-- Start Data extract --

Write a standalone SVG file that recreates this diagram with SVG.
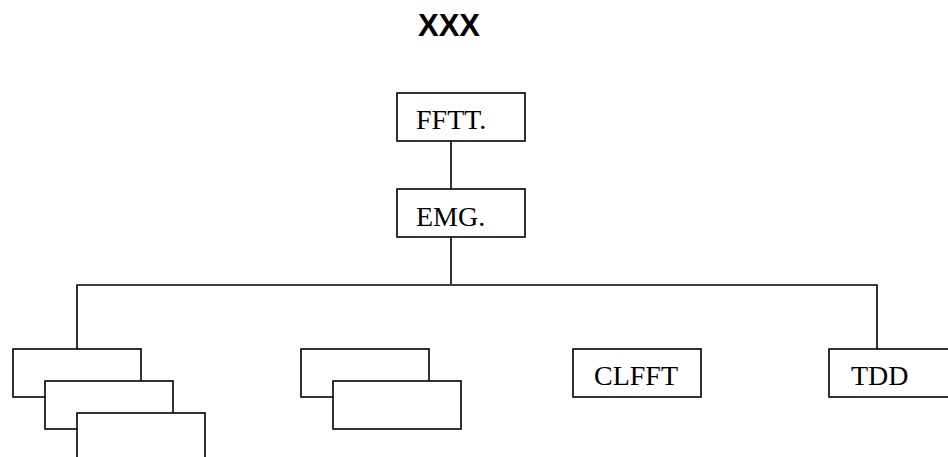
<svg xmlns="http://www.w3.org/2000/svg" width="948" height="457" viewBox="0 0 948 457">
<style>
.box{fill:#fff;stroke:#000;stroke-width:1.6}
.lbl{font-family:"Liberation Serif","Times New Roman",serif;font-size:28px;fill:#000}
.ttl{font-family:"Liberation Sans",Arial,sans-serif;font-size:31px;font-weight:bold;fill:#000}
.conn{fill:none;stroke:#000;stroke-width:1.6}
</style>
<rect width="948" height="457" fill="#fff"/>
<text class="ttl" x="449" y="36" text-anchor="middle">XXX</text>
<g id="connectors">
<line class="conn" x1="451" y1="141" x2="451" y2="190"/>
<line class="conn" x1="451" y1="237" x2="451" y2="284"/>
<polyline class="conn" points="77,349 77,285 877,285 877,349"/>
</g>
<g id="fftt"><rect class="box" x="397" y="93" width="128" height="48"/><text class="lbl" x="416" y="129">FFTT.</text></g>
<g id="emg"><rect class="box" x="397" y="189" width="128" height="48"/><text class="lbl" x="416" y="226">EMG.</text></g>
<g id="left-stack">
<rect class="box" x="13" y="349" width="128" height="48"/>
<rect class="box" x="45" y="381" width="128" height="48"/>
<rect class="box" x="77" y="413" width="128" height="48"/>
</g>
<g id="mid-stack">
<rect class="box" x="301" y="349" width="128" height="48"/>
<rect class="box" x="333" y="381" width="128" height="48"/>
</g>
<g id="clfft"><rect class="box" x="573" y="349" width="128" height="48"/><text class="lbl" x="594" y="385">CLFFT</text></g>
<g id="tdd"><rect class="box" x="829" y="349" width="128" height="48"/><text class="lbl" x="851" y="385">TDD</text></g>
</svg>
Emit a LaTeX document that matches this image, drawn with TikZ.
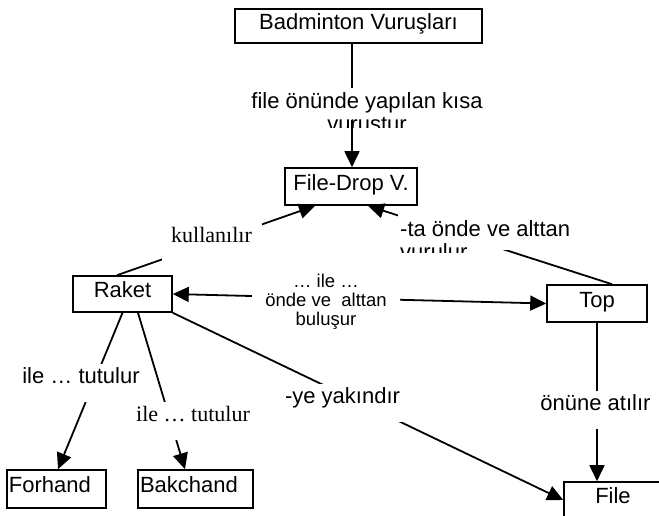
\documentclass[tikz,border=0pt]{standalone}
\usepackage{fontspec}
\setmainfont{Liberation Sans}
\newfontfamily\timesfont{Liberation Serif}
\usetikzlibrary{arrows.meta}

\tikzset{
  box/.style={draw, line width=1.6pt, inner sep=0pt, text height=15pt, text depth=8pt,
              font=\fontsize{22}{24}\selectfont},
  leftbox/.style={box, align=left, inner xsep=2pt},
  lbl/.style={fill=white, inner sep=0pt, anchor=base, minimum height=38pt,
              text height=15pt, text depth=14pt, font=\fontsize{22}{24}\selectfont},
  seriflbl/.style={lbl, font=\fontsize{22}{24}\selectfont\timesfont},
  textlbl/.style={inner sep=0pt, font=\fontsize{22}{23}\selectfont},
  link/.style={line width=1.8pt},
  tip/.tip={Triangle[length=16pt,width=15pt]},
  arr/.style={link, -tip},
  biarr/.style={link, tip-tip}
}

\begin{document}
\begin{tikzpicture}[x=1pt,y=-1pt]
\useasboundingbox (0,0) rectangle (659,515);

% concept boxes
\node[box, minimum width=247pt, minimum height=34pt] (bad) at (358.5,26) {Badminton Vuruşları};
\node[box, minimum width=132pt, minimum height=37pt] (drop) at (351,186.5) {File-Drop V.};
\node[box, minimum width=99pt, minimum height=36pt] (raket) at (122.5,294) {Raket};
\node[box, minimum width=100pt, minimum height=37pt] (top) at (597,303.5) {Top};
\node[leftbox, text width=95pt, minimum height=38pt] (forhand) at (56.5,489) {Forhand};
\node[leftbox, text width=111pt, minimum height=38pt] (bakchand) at (195.5,489) {Bakchand};
\node[box, minimum width=98pt, minimum height=36pt] (file) at (613,500) {File};

% connectors
\draw[arr] ([xshift=-6.5pt]bad.south) -- ([xshift=1pt]drop.north);
\draw[arr] ([xshift=-5.5pt]raket.north) -- ([xshift=-36pt]drop.south);
\draw[arr] ([xshift=15pt]top.north) -- ([xshift=17pt]drop.south);
\draw[biarr] (raket.east) -- (top.west);
\draw[arr] (raket.south) -- ([xshift=1.5pt]forhand.north);
\draw[arr] ([xshift=15.5pt]raket.south) -- ([xshift=-10.5pt]bakchand.north);
\draw[arr] (raket.south east) -- (file.west);
\draw[arr] (top.south) -- (top.south |- file.north);

% connector labels
\node[seriflbl, minimum width=100pt] (use) at (211.5,242) {kullanılır};
\node[lbl, minimum width=116pt] (hold1) at (81,383) {ile … tutulur};
\node[seriflbl, minimum width=112pt] (hold2) at (193,421) {ile … tutulur};
\node[lbl, minimum width=124pt] (near) at (342.5,403) {-ye yakındır};
\node[lbl, minimum width=110pt] (throw) at (595.5,410) {önüne atılır};
\node[fill=white, inner sep=0pt, align=center, minimum width=148pt, minimum height=56pt,
      font=\fontsize{18.5}{19}\selectfont] (meet) at (326,301.5)
      {… ile …\\önde ve\ \ alttan\\buluşur};

% labels whose second line is cut by their frame
\fill[white] (248,88) rectangle (487,120);
\begin{scope}
  \clip (248,88) rectangle (487,127);
  \node[textlbl, align=center, anchor=north] (def) at (367,92)
       {file önünde yapılan kısa\\vuruştur};
\end{scope}
\fill[white] (398,209) rectangle (580,250);
\begin{scope}
  \clip (398,209) rectangle (580,252);
  \node[textlbl, align=left, anchor=north west] (hit) at (400,220)
       {-ta önde ve alttan\\vurulur};
\end{scope}
\end{tikzpicture}
\end{document}
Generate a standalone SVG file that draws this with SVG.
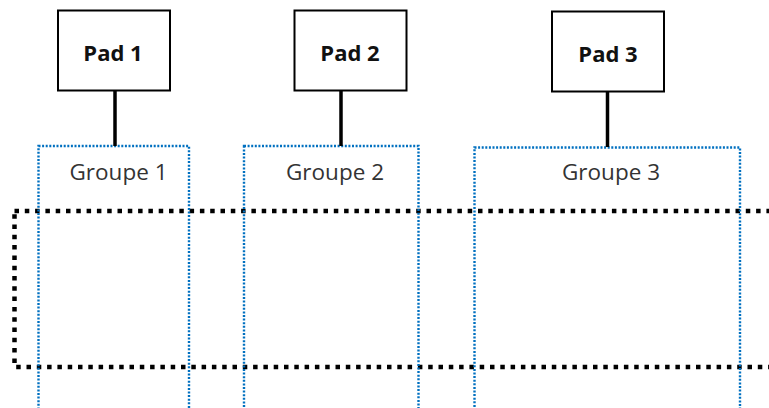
<svg xmlns="http://www.w3.org/2000/svg" width="769" height="408" viewBox="0 0 769 408">
<style>
.pad{fill:#fff;stroke:#000;stroke-width:2}
.padt{font-family:"Open Sans",sans-serif;font-weight:bold;font-size:22px;fill:#111;text-anchor:middle}
.grp{fill:none;stroke:#0070C0;stroke-width:2.4;stroke-dasharray:2 1.6}
.grpt{font-family:"Open Sans",sans-serif;font-size:22.5px;fill:#333;text-anchor:middle}
.zone{fill:none;stroke:#000;stroke-width:4.5;stroke-dasharray:4.5 5.8}
.conn{stroke:#000;stroke-width:3.5}
</style>
<rect width="769" height="408" fill="#fff"/>
<g id="zone"><rect class="zone" x="14.5" y="211" width="780" height="156"/></g>
<g id="groupe1"><rect class="grp" x="38.5" y="146" width="150.5" height="280"/><text class="grpt" x="118.5" y="180">Groupe 1</text></g>
<g id="groupe2"><rect class="grp" x="244" y="146" width="174.5" height="280"/><text class="grpt" x="335" y="180">Groupe 2</text></g>
<g id="groupe3"><rect class="grp" x="474.5" y="147.5" width="265.5" height="280"/><text class="grpt" x="611" y="180">Groupe 3</text></g>
<g id="connectors">
<line class="conn" x1="115" y1="91" x2="115" y2="146"/>
<line class="conn" x1="341" y1="91" x2="341" y2="146"/>
<line class="conn" x1="607.5" y1="92" x2="607.5" y2="147"/>
</g>
<g id="pad1"><rect class="pad" x="58" y="10.5" width="112" height="80"/><text class="padt" x="113" y="60.5">Pad 1</text></g>
<g id="pad2"><rect class="pad" x="294.5" y="10.5" width="112" height="80"/><text class="padt" x="350" y="60.5">Pad 2</text></g>
<g id="pad3"><rect class="pad" x="552" y="11.5" width="112" height="80"/><text class="padt" x="608" y="61.5">Pad 3</text></g>
</svg>
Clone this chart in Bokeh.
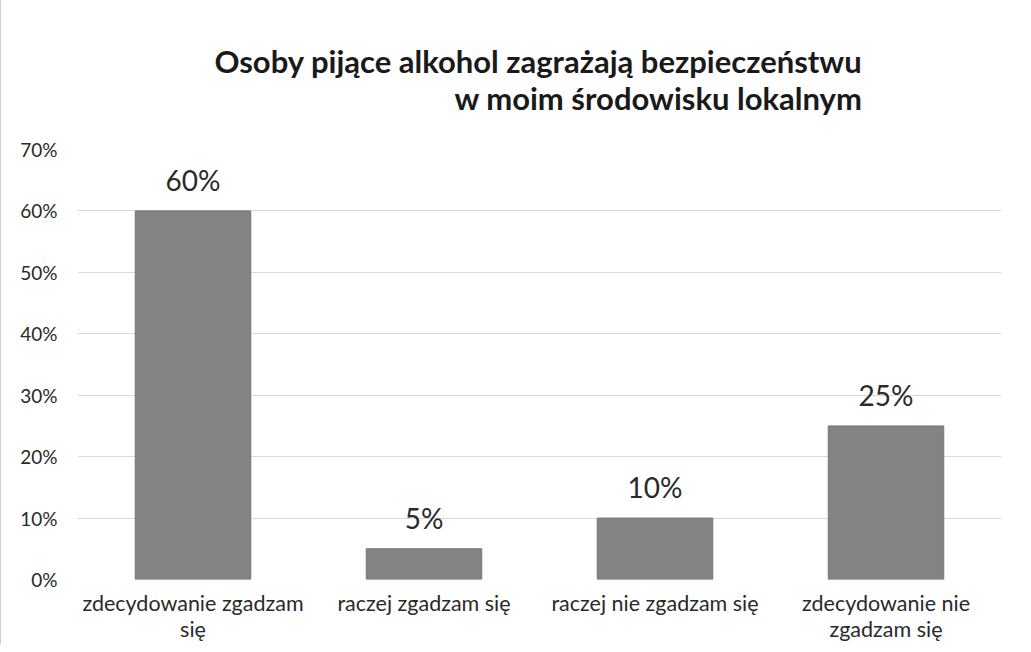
from bokeh.plotting import figure
from bokeh.models import ColumnDataSource, LabelSet, Title, PrintfTickFormatter, FixedTicker, Range1d
from bokeh.core.properties import value
from bokeh.embed import file_html
from bokeh.resources import INLINE

categories = ["zdecydowanie zgadzam\nsię", "raczej zgadzam się", "raczej nie zgadzam się", "zdecydowanie nie\nzgadzam się"]
values = [60, 5, 10, 25]
value_labels = ["60%", "5%", "10%", "25%"]
y_ticks = [0, 10, 20, 30, 40, 50, 60, 70]
title_line1 = "Osoby pijące alkohol zagrażają bezpieczeństwu"
title_line2 = "w moim środowisku lokalnym"

FONT = "Lato"
src = ColumnDataSource(dict(cat=categories, val=values, lab=value_labels))

p = figure(x_range=categories, y_range=Range1d(0, 70), width=1023, height=644,
           output_backend="svg", toolbar_location=None,
           min_border_left=76, min_border_right=23, min_border_bottom=60, min_border_top=149,
           styles={"border-left": "1px solid #cfcfcf"})
p.outline_line_color = None
p.background_fill_color = "white"
p.border_fill_color = "white"

p.vbar(x="cat", top="val", width=0.5, source=src, fill_color="#838383",
       line_color="#767676", line_width=1)

labels = LabelSet(x="cat", y="val", text="lab", source=src, text_align="center",
                  text_baseline="bottom", y_offset=14, text_font=value(FONT),
                  text_font_size="28px", text_color="#2a2a2a")
p.add_layout(labels)

title_style = dict(align="right", offset=139, text_font=FONT, text_font_size="31px",
                   text_font_style="bold", text_color="#1a1a1a")
# spacer between the title block and the plot frame
p.add_layout(Title(text=" ", standoff=-5, **title_style), "above")
p.add_layout(Title(text=title_line2, standoff=-5, **title_style), "above")
p.add_layout(Title(text=title_line1, standoff=0, **title_style), "above")

p.yaxis.ticker = FixedTicker(ticks=y_ticks)
p.yaxis.formatter = PrintfTickFormatter(format="%d%%")
p.yaxis.axis_line_color = None
p.yaxis.major_tick_line_color = None
p.yaxis.major_tick_out = 0
p.yaxis.major_tick_in = 0
p.yaxis.minor_tick_line_color = None
p.yaxis.major_label_standoff = 20
p.yaxis.major_label_text_font = FONT
p.yaxis.major_label_text_font_size = "19px"
p.yaxis.major_label_text_color = "#2a2a2a"

p.xaxis.axis_line_color = None
p.xaxis.major_tick_line_color = None
p.xaxis.major_tick_out = 0
p.xaxis.major_tick_in = 0
p.xaxis.minor_tick_line_color = None
p.xaxis.major_label_standoff = 10
p.xaxis.major_label_text_font = FONT
p.xaxis.major_label_text_font_size = "21.5px"
p.xaxis.major_label_text_line_height = 1.0
p.xaxis.major_label_text_color = "#2a2a2a"

p.xgrid.grid_line_color = None
p.ygrid.grid_line_color = "#d9d9d9"
p.ygrid.grid_line_width = 1

open("out.html", "w").write(file_html(p, INLINE))
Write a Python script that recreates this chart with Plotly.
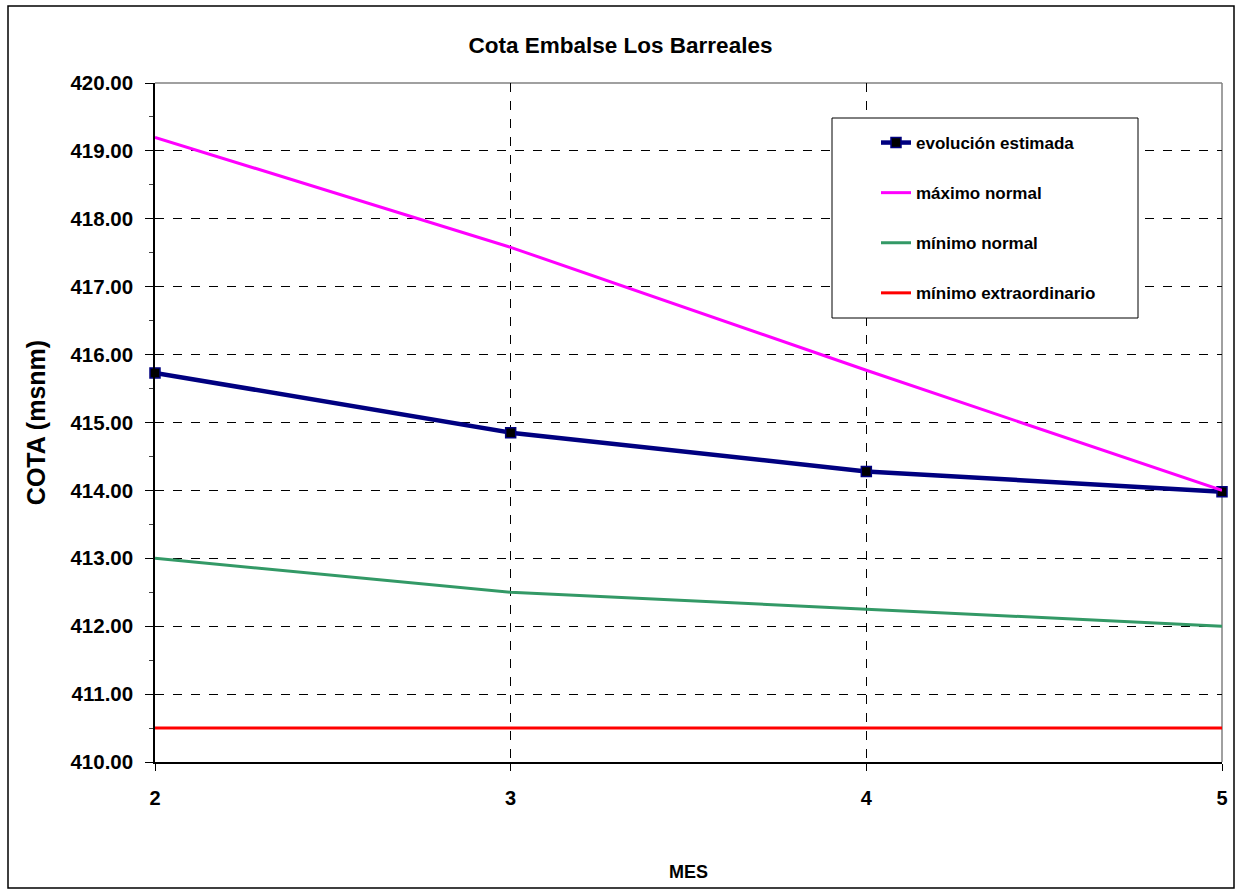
import plotly.graph_objects as go

meses = [2, 3, 4, 5]
evolucion_estimada = [415.73, 414.85, 414.28, 413.98]
maximo_normal = [419.20, 417.58, 415.77, 414.00]
minimo_normal = [413.00, 412.50, 412.25, 412.00]
minimo_extraordinario = [410.50, 410.50, 410.50, 410.50]

W, H = 1241, 895
L, R, T, B = 155, 19, 83, 133
pw, ph = W - L - R, H - T - B

def px_x(p):
    return (p - L) / pw

def px_y(p):
    return (H - B - p) / ph

FONT = "Arial, Liberation Sans, sans-serif"

fig = go.Figure()
series = [
    ("evolución estimada", evolucion_estimada, "#000080", 4.5, True),
    ("máximo normal", maximo_normal, "#FF00FF", 3, False),
    ("mínimo normal", minimo_normal, "#339966", 3, False),
    ("mínimo extraordinario", minimo_extraordinario, "#FF0000", 3, False),
]
for i, (name, vals, col, w, mk) in enumerate(series):
    fig.add_trace(go.Scatter(
        x=meses, y=vals, name=name, legendgroup=f"g{i}",
        mode="lines+markers" if mk else "lines",
        line=dict(color=col, width=w),
        marker=dict(symbol="square", size=10, color="black",
                    line=dict(color="#000080", width=1.5)) if mk else None,
        cliponaxis=False,
    ))

shapes = [
    # outer chart border
    dict(type="rect", xref="paper", yref="paper",
         x0=px_x(8), x1=px_x(1234), y0=px_y(6), y1=px_y(888),
         line=dict(color="black", width=1.5), layer="below"),
    # plot border top / right (gray)
    dict(type="line", xref="paper", yref="paper", x0=0, x1=1, y0=1, y1=1,
         line=dict(color="#808080", width=1.5), layer="below"),
    dict(type="line", xref="paper", yref="paper", x0=1, x1=1, y0=0, y1=1,
         line=dict(color="#808080", width=1.5), layer="below"),
    # legend box
    dict(type="rect", xref="paper", yref="paper",
         x0=px_x(832), x1=px_x(1138), y0=px_y(118), y1=px_y(318),
         fillcolor="white", line=dict(color="black", width=1), layer="above"),
]

fig.update_layout(
    width=W, height=H,
    margin=dict(l=L, r=R, t=T, b=B, pad=0),
    paper_bgcolor="white", plot_bgcolor="white",
    font=dict(family=FONT, color="black"),
    title=dict(text="<b>Cota Embalse Los Barreales</b>", x=0.5, xanchor="center",
               xref="container", y=1 - 45 / H, yanchor="middle",
               font=dict(size=22.5, family=FONT, color="black")),
    shapes=shapes,
    showlegend=True,
    legend=dict(x=px_x(876), y=px_y(125), xanchor="left", yanchor="top",
                bgcolor="rgba(0,0,0,0)", borderwidth=0,
                font=dict(size=17, family=FONT, color="black", weight="bold"),
                tracegroupgap=25, traceorder="grouped", itemwidth=30),
)

fig.update_xaxes(
    range=[2, 5], tickvals=meses, ticktext=[f"<b>{m}</b>" for m in meses],
    tickfont=dict(size=20, family=FONT, color="black"),
    showline=True, linecolor="black", linewidth=1.5,
    ticks="outside", ticklen=7, tickcolor="black", ticklabelstandoff=10,
    showgrid=True, gridcolor="black", griddash="dash", gridwidth=1,
    zeroline=False,
    title=dict(text="<b>MES</b>", font=dict(size=18, family=FONT, color="black"), standoff=58),
)

yvals = list(range(410, 421))
fig.update_yaxes(
    range=[410, 420], tickvals=yvals, ticktext=[f"<b>{v:.2f}</b>" for v in yvals],
    tickfont=dict(size=20.5, family=FONT, color="black"),
    showline=True, linecolor="black", linewidth=1.5,
    ticks="outside", ticklen=8, tickcolor="black", ticklabelstandoff=8,
    minor=dict(ticks="outside", ticklen=4, dtick=0.5, tick0=410, tickcolor="#404040", showgrid=False),
    showgrid=True, gridcolor="black", griddash="dash", gridwidth=1,
    zeroline=False,
    title=dict(text="<b>COTA (msnm)</b>", font=dict(size=25, family=FONT, color="black"), standoff=18),
)

fig.write_html("out.html")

-- End Data extract --

### To be done
In the listing above, find the line with "Generate a standalone" and the line with "from bokeh.resources import INLINE". Copy exactly those two and every line between, without the pictures.

### Full solution
Generate a standalone SVG file that draws this with SVG.
<svg xmlns="http://www.w3.org/2000/svg" width="769" height="408" viewBox="0 0 769 408">
<style>
.pad{fill:#fff;stroke:#000;stroke-width:2}
.padt{font-family:"Open Sans",sans-serif;font-weight:bold;font-size:22px;fill:#111;text-anchor:middle}
.grp{fill:none;stroke:#0070C0;stroke-width:2.4;stroke-dasharray:2 1.6}
.grpt{font-family:"Open Sans",sans-serif;font-size:22.5px;fill:#333;text-anchor:middle}
.zone{fill:none;stroke:#000;stroke-width:4.5;stroke-dasharray:4.5 5.8}
.conn{stroke:#000;stroke-width:3.5}
</style>
<rect width="769" height="408" fill="#fff"/>
<g id="zone"><rect class="zone" x="14.5" y="211" width="780" height="156"/></g>
<g id="groupe1"><rect class="grp" x="38.5" y="146" width="150.5" height="280"/><text class="grpt" x="118.5" y="180">Groupe 1</text></g>
<g id="groupe2"><rect class="grp" x="244" y="146" width="174.5" height="280"/><text class="grpt" x="335" y="180">Groupe 2</text></g>
<g id="groupe3"><rect class="grp" x="474.5" y="147.5" width="265.5" height="280"/><text class="grpt" x="611" y="180">Groupe 3</text></g>
<g id="connectors">
<line class="conn" x1="115" y1="91" x2="115" y2="146"/>
<line class="conn" x1="341" y1="91" x2="341" y2="146"/>
<line class="conn" x1="607.5" y1="92" x2="607.5" y2="147"/>
</g>
<g id="pad1"><rect class="pad" x="58" y="10.5" width="112" height="80"/><text class="padt" x="113" y="60.5">Pad 1</text></g>
<g id="pad2"><rect class="pad" x="294.5" y="10.5" width="112" height="80"/><text class="padt" x="350" y="60.5">Pad 2</text></g>
<g id="pad3"><rect class="pad" x="552" y="11.5" width="112" height="80"/><text class="padt" x="608" y="61.5">Pad 3</text></g>
</svg>
Clone this chart in Bokeh.
from bokeh.plotting import figure
from bokeh.models import ColumnDataSource, LabelSet, Title, PrintfTickFormatter, FixedTicker, Range1d
from bokeh.core.properties import value
from bokeh.embed import file_html
from bokeh.resources import INLINE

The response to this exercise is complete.